Deep, data-driven modeling of room acoustics: literature review and research perspectives
Toon van Waterschoot
TL;DR
This paper surveys deep, data-driven approaches to room acoustics, contrasting traditional physics-based and statistical models with purely data-driven DL methods and physics-informed approaches. It covers inverse-problem DL work estimating reverberation and room parameters (e.g., $T_{60}$, $C_{50}$, $DRR$, $EDT$, $D_{50}$, $T_s$, $STI$, $SII$) and tasks such as room geometry inference, localization, and sound-field reconstruction, while detailing encoder-decoder, U-Net, and Transformer-based architectures. It then organizes geometry-based DL models that encode scene geometry and wave-based PINN approaches that enforce acoustic equations, highlighting examples like Neural Acoustic Field (NAF), Novel-View Acoustic Synthesis (NVAS), DeepONet and PIBI-Nets for boundary-informed reconstruction.
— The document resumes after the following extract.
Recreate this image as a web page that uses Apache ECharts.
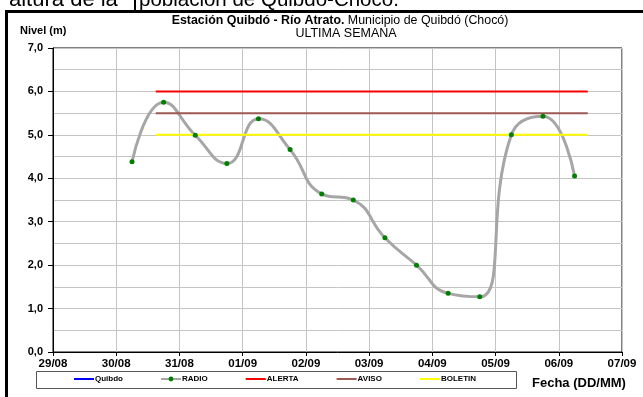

Finally, it identifies data availability, theoretical understanding of why DL works in acoustics, and bridging geometric and wave-based DL as key challenges, arguing that boundary-aware, physics-informed networks offer a promising path for more faithful, data-efficient room acoustic modeling.
Abstract
Our everyday auditory experience is shaped by the acoustics of the indoor environments in which we live. Room acoustics modeling is aimed at establishing mathematical representations of acoustic wave propagation in such environments. These representations are relevant to a variety of problems ranging from echo-aided auditory indoor navigation to restoring speech understanding in cocktail party scenarios. Many disciplines in science and engineering have recently witnessed a paradigm shift powered by deep learning (DL), and room acoustics research is no exception. The majority of deep, data-driven room acoustics models are inspired by DL-based speech and image processing, and hence lack the intrinsic space-time structure of acoustic wave propagation. More recently, DL-based models for room acoustics that include either geometric or wave-based information have delivered promising results, primarily for the problem of sound field reconstruction. In this review paper, we will provide an extensive and structured literature review on deep, data-driven modeling in room acoustics. Moreover, we position these models in a framework that allows for a conceptual comparison with traditional physical and data-driven models. Finally, we identify strengths and shortcomings of deep, data-driven room acoustics models and outline the main challenges for further research.